There is another side of measurement that people are sometimes afraid to talk about. It can best be described as reverse benchmarking — what happens when companies experiment with social, over focus on numbers, and then prematurely cut programs?
Sometimes they find out months later that their decision was a bad one. And sometimes, not always, it's too late to recapture the momentum. Here are three case studies and some lessons associates of mine learned a few years ago. All that is missing are names to protect mostly those who mean well.
Three lessons learned the hard way.
• An engineering firm set out to position itself as a subject matter expert, employing social media as one of the tools. The owner understood it, but the team of engineers did not. Two months after the program was suspended, the firm was asked to bid a $1 million job because of something read on their undervalued marketing asset. The return could have paid for the program for years, even if they would have never seen another bid (but they would have).

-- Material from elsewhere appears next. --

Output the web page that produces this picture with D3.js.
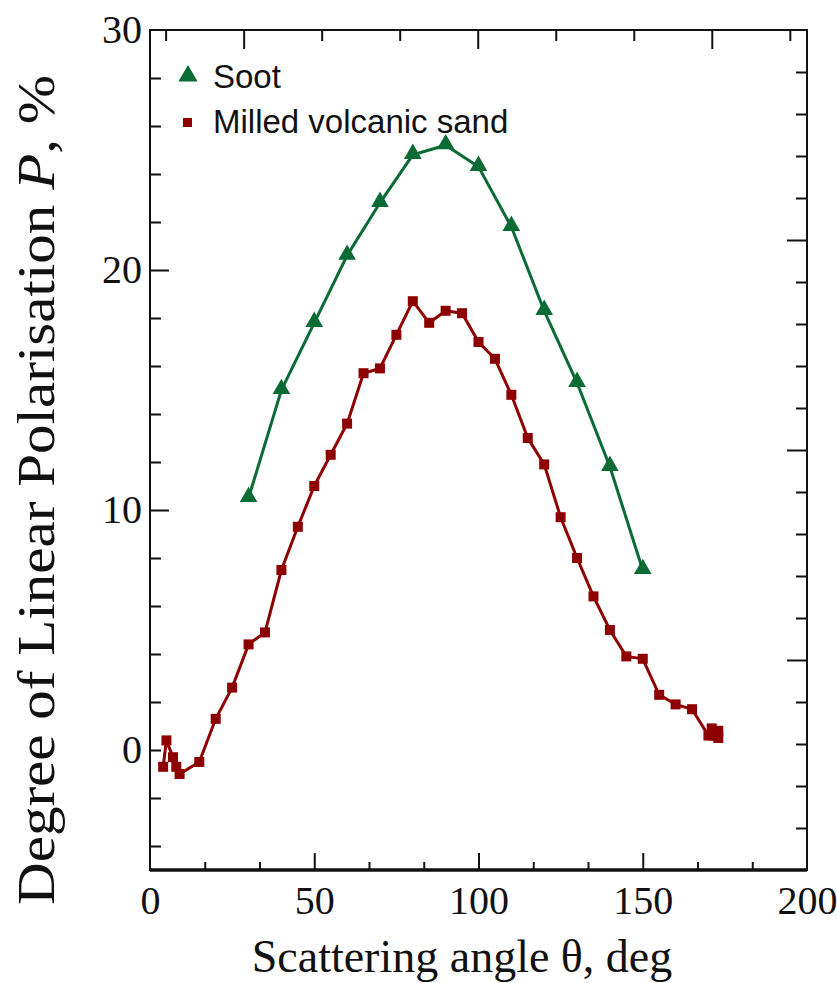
<!DOCTYPE html>
<html>
<head>
<meta charset="utf-8">
<script src="https://cdn.jsdelivr.net/npm/d3@7"></script>
<style>
    body { margin: 0; background: #fff; }
    svg { display: block; }
</style>
</head>
<body>
<svg id="mainSvg" width="837" height="983"></svg>
<script>
// Degree of linear polarisation vs scattering angle

// Soot
let sootAngle = [30, 40, 50, 60, 70, 80, 90, 100, 110, 120, 130, 140, 150];
let sootP = [10.5, 15.0, 17.8, 20.6, 22.8, 24.8, 25.2, 24.3, 21.8, 18.3, 15.3, 11.8, 7.5];

// Milled volcanic sand
let sandAngle = [4, 5, 7, 8, 9, 15, 20, 25, 30, 35, 40, 45, 50, 55, 60, 65, 70, 75, 80, 85, 90, 95, 100,
    105, 110, 115, 120, 125, 130, 135, 140, 145, 150, 155, 160, 165, 170, 171, 172, 173, 173];
let sandP = [-0.7, 0.4, -0.3, -0.7, -1.0, -0.5, 1.3, 2.6, 4.4, 4.9, 7.5, 9.3, 11.0, 12.3, 13.6, 15.7, 15.9,
    17.3, 18.7, 17.8, 18.3, 18.2, 17.0, 16.3, 14.8, 13.0, 11.9, 9.7, 8.0, 6.4, 5.0, 3.9, 3.8, 2.3, 1.9,
    1.7, 0.6, 0.9, 0.6, 0.8, 0.5];

// axis ticks
let xLabels = [0, 50, 100, 150, 200];
let xMajor = [50, 100, 150];
let xMinor = [50 / 3, 100 / 3, 200 / 3, 250 / 3, 350 / 3, 400 / 3, 500 / 3, 550 / 3];
let yLabels = [0, 10, 20, 30];
let yMajor = [10, 20];
let yMinor = [-4, -2, 0, 2, 4, 6, 8, 12, 14, 16, 18, 22, 24, 26, 28];
// the mirrored top / right frame carries its own tick grid
let topTicks = [20, 30, 40, 50, 60, 70, 80, 90, 100];
let topMajor = [30, 60, 90];
let rightTicks = d3.range(1, 20);
let rightMajor = [5, 10, 15];

let seriesNames = ["Soot", "Milled volcanic sand"];
let green = "#0b6b34";
let red = "#8e0000";

let svg = d3.select("#mainSvg");
let pLeft = 150, pRight = 807, pTop = 30, pBottom = 870;

let x = d3.scaleLinear().domain([0, 200]).range([pLeft, pRight]);
let y = d3.scaleLinear().domain([-5, 30]).range([pBottom, pTop]);
let xTop = d3.scaleLinear().domain([18, 102.2]).range([pLeft, pRight]);
let yRight = d3.scaleLinear().domain([0, 20]).range([pBottom, pTop]);

let serif = "'Liberation Serif', 'Times New Roman', serif";
let sans = "'Liberation Sans', Arial, sans-serif";

let styleAxis = function (g) {
    g.select(".domain").remove();
    g.selectAll(".tick line").attr("stroke", "#111").attr("stroke-width", 2);
    g.selectAll("text").attr("font-family", serif).attr("font-size", 40).attr("fill", "#111");
};

// bottom axis
svg.append("g").attr("transform", `translate(0,${pBottom})`)
    .call(d3.axisBottom(x).tickValues(xLabels).tickSize(0).tickPadding(16).tickFormat(d3.format("d")))
    .call(styleAxis);
svg.append("g").attr("transform", `translate(0,${pBottom})`)
    .call(d3.axisBottom(x).tickValues(xMajor).tickSize(-17).tickFormat(""))
    .call(styleAxis);
svg.append("g").attr("transform", `translate(0,${pBottom})`)
    .call(d3.axisBottom(x).tickValues(xMinor).tickSize(-8).tickFormat(""))
    .call(styleAxis);

// left axis
svg.append("g").attr("transform", `translate(${pLeft},0)`)
    .call(d3.axisLeft(y).tickValues(yLabels).tickSize(0).tickPadding(8).tickFormat(d3.format("d")))
    .call(styleAxis);
svg.append("g").attr("transform", `translate(${pLeft},0)`)
    .call(d3.axisLeft(y).tickValues(yMajor).tickSize(-19).tickFormat(""))
    .call(styleAxis);
svg.append("g").attr("transform", `translate(${pLeft},0)`)
    .call(d3.axisLeft(y).tickValues(yMinor).tickSize(-11).tickFormat(""))
    .call(styleAxis);

// top axis
svg.append("g").attr("transform", `translate(0,${pTop})`)
    .call(d3.axisTop(xTop).tickValues(topTicks.filter((d) => !topMajor.includes(d))).tickSize(-11).tickFormat(""))
    .call(styleAxis);
svg.append("g").attr("transform", `translate(0,${pTop})`)
    .call(d3.axisTop(xTop).tickValues(topMajor).tickSize(-19).tickFormat(""))
    .call(styleAxis);

// right axis
svg.append("g").attr("transform", `translate(${pRight},0)`)
    .call(d3.axisRight(yRight).tickValues(rightTicks.filter((d) => !rightMajor.includes(d))).tickSize(-11).tickFormat(""))
    .call(styleAxis);
svg.append("g").attr("transform", `translate(${pRight},0)`)
    .call(d3.axisRight(yRight).tickValues(rightMajor).tickSize(-20).tickFormat(""))
    .call(styleAxis);

// frame
svg.append("rect")
    .attr("x", pLeft).attr("y", pTop)
    .attr("width", pRight - pLeft).attr("height", pBottom - pTop)
    .attr("fill", "none").attr("stroke", "#111").attr("stroke-width", 2);
svg.append("line")
    .attr("x1", pLeft).attr("x2", pRight).attr("y1", pBottom).attr("y2", pBottom)
    .attr("stroke", "#111").attr("stroke-width", 3.5);

// series
let soot = sootAngle.map((a, i) => ({ a: a, p: sootP[i] }));
let sand = sandAngle.map((a, i) => ({ a: a, p: sandP[i] }));

let line = d3.line().x((d) => x(d.a)).y((d) => y(d.p));
let tri = d3.symbol().type(d3.symbolTriangle).size(135);

let gSoot = svg.append("g");
gSoot.append("path").datum(soot).attr("d", line)
    .attr("fill", "none").attr("stroke", green).attr("stroke-width", 3);
gSoot.selectAll("path.m").data(soot).join("path").attr("class", "m")
    .attr("d", tri)
    .attr("transform", (d) => `translate(${x(d.a)},${y(d.p) - 1})`)
    .attr("fill", green);

let gSand = svg.append("g");
gSand.append("path").datum(sand).attr("d", line)
    .attr("fill", "none").attr("stroke", red).attr("stroke-width", 3);
gSand.selectAll("rect").data(sand).join("rect")
    .attr("x", (d) => x(d.a) - 5).attr("y", (d) => y(d.p) - 5)
    .attr("width", 10).attr("height", 10)
    .attr("fill", red);

// legend
let legend = svg.append("g");
legend.append("path").attr("d", d3.symbol().type(d3.symbolTriangle).size(160))
    .attr("transform", "translate(188,76)").attr("fill", green);
legend.append("rect").attr("x", 183).attr("y", 118).attr("width", 9).attr("height", 9).attr("fill", red);
legend.selectAll("text").data(seriesNames).join("text")
    .attr("x", 213).attr("y", (d, i) => 88 + i * 45)
    .attr("font-family", sans).attr("font-size", 33).attr("fill", "#111")
    .text((d) => d);

// axis titles
svg.append("text")
    .attr("x", 462).attr("y", 972)
    .attr("text-anchor", "middle")
    .attr("font-family", serif).attr("font-size", 46).attr("fill", "#111")
    .text("Scattering angle \u03b8, deg");

let yTitle = svg.append("text")
    .attr("transform", "translate(54,490) rotate(-90)")
    .attr("text-anchor", "middle")
    .attr("textLength", 830).attr("lengthAdjust", "spacingAndGlyphs")
    .attr("font-family", serif).attr("font-size", 52).attr("fill", "#111");
yTitle.append("tspan").text("Degree of Linear Polarisation ");
yTitle.append("tspan").attr("font-style", "italic").text("P");
yTitle.append("tspan").text(", %");
</script>
</body>
</html>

• An nonprofit organization switched from a social media expert to a public relations firm that promised bigger network numbers. They received bigger numbers on social networks as promised, but their annual fundraiser earned 10 percent less than the year prior. The excuse was the economic climate, but the truth is switching from engagement to broadcast was the difference. Higher numbers did not translate into higher donations because the firm didn't consider the connections or communication.
• A restaurant decided to reduce its social media budget, one of the heftier cuts from an overall marketing budget while entering a traditionally slow season. The owner didn't think twice because they didn't consider their presence significant based on social network numbers. But what they missed was that the real order boost was coming from people who promoted them on one-off networks. Incidentally, they also didn't know social accounted for their fastest-growing revenue stream (four times the investment) because people would check in but not redeem discount codes.
When you focus on the wrong measurements, you will lose.
While pursuing direct response sales is often pointless in social media, marketers need to remember that all communication decisions can eventually impact revenue weeks and months and years after the decision is made. It's something to think about, especially because social media numbers tend to lie on the surface. You have to dig deeper to get at the truth.